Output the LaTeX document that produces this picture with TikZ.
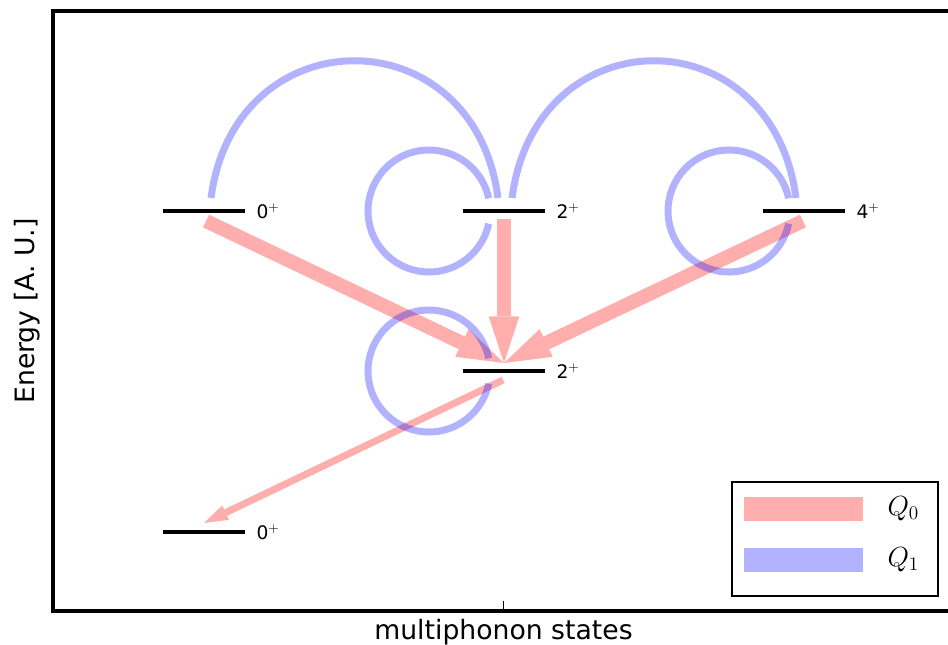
\documentclass[tikz,border=0pt]{standalone}
\usepackage{fontspec}
\setmainfont{DejaVu Sans}
\usetikzlibrary{arrows.meta,positioning}
\definecolor{qred}{RGB}{255,174,174}
\tikzset{lvl/.style={minimum width=61.5pt,minimum height=0pt,inner sep=0pt},
  lvlbar/.style={color=black,line width=2.3pt},
  lvltxt/.style={inner sep=0pt,font=\fontsize{14}{16}\selectfont},
  axtxt/.style={inner sep=0pt,font=\fontsize{20}{24}\selectfont},
  qzero/.style={color=qred,line width=10.5pt,-{Triangle[length=35pt,width=23pt,line width=0pt]}},
  qzerothin/.style={color=qred,line width=5.25pt,-{Triangle[length=18pt,width=12pt,line width=0pt]}},
  qone/.style={color=blue,opacity=0.3,line width=5.25pt},
  legbar/.style={minimum width=89.25pt,minimum height=18pt,inner sep=0pt}}

\begin{document}
\begin{tikzpicture}[x=0.75pt,y=-0.75pt]
            \useasboundingbox (0,0) rectangle (948,645);
            \draw[color=black,line width=3pt] (948,11) -- (53,11) -- (53,611) -- (948,611); \draw[color=black,line width=0.75pt] (503.5,611) -- (503.5,601);
            \node[axtxt,rotate=90] (ylab) at (27,311) {Energy [A. U.]};
            \node[axtxt,anchor=base] (xlab) at (503.5,639) {multiphonon states};

            \node[lvl] (g0) at (204,211) {}; \node[lvl] (g2) at (504,211) {}; \node[lvl] (g4) at (804,211) {}; \node[lvl] (m2) at (504,371) {}; \node[lvl] (b0) at (204,532) {};
            \draw[lvlbar] (g0.west) -- (g0.east); \draw[lvlbar] (g2.west) -- (g2.east); \draw[lvlbar] (g4.west) -- (g4.east); \draw[lvlbar] (m2.west) -- (m2.east); \draw[lvlbar] (b0.west) -- (b0.east);
            \node[lvltxt,right=8.25pt of g0] (g0t) {0$^+$}; \node[lvltxt,right=8.25pt of g2] (g2t) {2$^+$}; \node[lvltxt,right=8.25pt of g4] (g4t) {4$^+$}; \node[lvltxt,right=8.25pt of m2] (m2t) {2$^+$}; \node[lvltxt,right=8.25pt of b0] (b0t) {0$^+$};

            \draw[qzero] ([shift={(2,10)}]g0.center) -- ([shift={(0,-8)}]m2.center); \draw[qzero] ([shift={(0,8)}]g2.center) -- ([shift={(0,-8)}]m2.center); \draw[qzero] ([shift={(-1,10)}]g4.center) -- ([shift={(0,-8)}]m2.center);
            \draw[qzerothin] ([shift={(-1,9)}]m2.center) -- ([shift={(0,-9)}]b0.center);

            \draw[qone] ([shift={(7,-13)}]g0.center) .. controls (235,15) and (474,15) .. ([shift={(-6,-13)}]g2.center); \draw[qone] ([shift={(8,-13)}]g2.center) .. controls (536,15) and (772,15) .. ([shift={(-8,-13)}]g4.center);
            \draw[qone] (g2.center) ++(-75,0) ++(-12:61) arc[start angle=-12,end angle=-348,radius=61]; \draw[qone] (g4.center) ++(-75,0) ++(-12:61) arc[start angle=-12,end angle=-348,radius=61]; \draw[qone] (m2.center) ++(-75,0) ++(-12:61) arc[start angle=-12,end angle=-348,radius=61];

            \node[draw,fill=white,line width=1.5pt,minimum width=154.5pt,minimum height=85.5pt,inner sep=0pt] (key) at (835,539) {};
            \node[legbar,fill=qred] (k0) at (803.5,509) {}; \node[legbar,fill=blue,opacity=0.3] (k1) at (803.5,560) {};
            \node[axtxt,right=18pt of k0] (k0t) {$Q_0$}; \node[axtxt,right=18pt of k1] (k1t) {$Q_1$};
        \end{tikzpicture}
\end{document}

Your goal: Return the listing above word for word, with the pictures removed.

Answer to the problem:
Output the LaTeX document that produces this picture with TikZ.
\documentclass[tikz,border=0pt]{standalone}
\usepackage{fontspec}
\setmainfont{DejaVu Sans}
\usetikzlibrary{arrows.meta,positioning}
\definecolor{qred}{RGB}{255,174,174}
\tikzset{lvl/.style={minimum width=61.5pt,minimum height=0pt,inner sep=0pt},
  lvlbar/.style={color=black,line width=2.3pt},
  lvltxt/.style={inner sep=0pt,font=\fontsize{14}{16}\selectfont},
  axtxt/.style={inner sep=0pt,font=\fontsize{20}{24}\selectfont},
  qzero/.style={color=qred,line width=10.5pt,-{Triangle[length=35pt,width=23pt,line width=0pt]}},
  qzerothin/.style={color=qred,line width=5.25pt,-{Triangle[length=18pt,width=12pt,line width=0pt]}},
  qone/.style={color=blue,opacity=0.3,line width=5.25pt},
  legbar/.style={minimum width=89.25pt,minimum height=18pt,inner sep=0pt}}

\begin{document}
\begin{tikzpicture}[x=0.75pt,y=-0.75pt]
            \useasboundingbox (0,0) rectangle (948,645);
            \draw[color=black,line width=3pt] (948,11) -- (53,11) -- (53,611) -- (948,611); \draw[color=black,line width=0.75pt] (503.5,611) -- (503.5,601);
            \node[axtxt,rotate=90] (ylab) at (27,311) {Energy [A. U.]};
            \node[axtxt,anchor=base] (xlab) at (503.5,639) {multiphonon states};

            \node[lvl] (g0) at (204,211) {}; \node[lvl] (g2) at (504,211) {}; \node[lvl] (g4) at (804,211) {}; \node[lvl] (m2) at (504,371) {}; \node[lvl] (b0) at (204,532) {};
            \draw[lvlbar] (g0.west) -- (g0.east); \draw[lvlbar] (g2.west) -- (g2.east); \draw[lvlbar] (g4.west) -- (g4.east); \draw[lvlbar] (m2.west) -- (m2.east); \draw[lvlbar] (b0.west) -- (b0.east);
            \node[lvltxt,right=8.25pt of g0] (g0t) {0$^+$}; \node[lvltxt,right=8.25pt of g2] (g2t) {2$^+$}; \node[lvltxt,right=8.25pt of g4] (g4t) {4$^+$}; \node[lvltxt,right=8.25pt of m2] (m2t) {2$^+$}; \node[lvltxt,right=8.25pt of b0] (b0t) {0$^+$};

            \draw[qzero] ([shift={(2,10)}]g0.center) -- ([shift={(0,-8)}]m2.center); \draw[qzero] ([shift={(0,8)}]g2.center) -- ([shift={(0,-8)}]m2.center); \draw[qzero] ([shift={(-1,10)}]g4.center) -- ([shift={(0,-8)}]m2.center);
            \draw[qzerothin] ([shift={(-1,9)}]m2.center) -- ([shift={(0,-9)}]b0.center);

            \draw[qone] ([shift={(7,-13)}]g0.center) .. controls (235,15) and (474,15) .. ([shift={(-6,-13)}]g2.center); \draw[qone] ([shift={(8,-13)}]g2.center) .. controls (536,15) and (772,15) .. ([shift={(-8,-13)}]g4.center);
            \draw[qone] (g2.center) ++(-75,0) ++(-12:61) arc[start angle=-12,end angle=-348,radius=61]; \draw[qone] (g4.center) ++(-75,0) ++(-12:61) arc[start angle=-12,end angle=-348,radius=61]; \draw[qone] (m2.center) ++(-75,0) ++(-12:61) arc[start angle=-12,end angle=-348,radius=61];

            \node[draw,fill=white,line width=1.5pt,minimum width=154.5pt,minimum height=85.5pt,inner sep=0pt] (key) at (835,539) {};
            \node[legbar,fill=qred] (k0) at (803.5,509) {}; \node[legbar,fill=blue,opacity=0.3] (k1) at (803.5,560) {};
            \node[axtxt,right=18pt of k0] (k0t) {$Q_0$}; \node[axtxt,right=18pt of k1] (k1t) {$Q_1$};
        \end{tikzpicture}
\end{document}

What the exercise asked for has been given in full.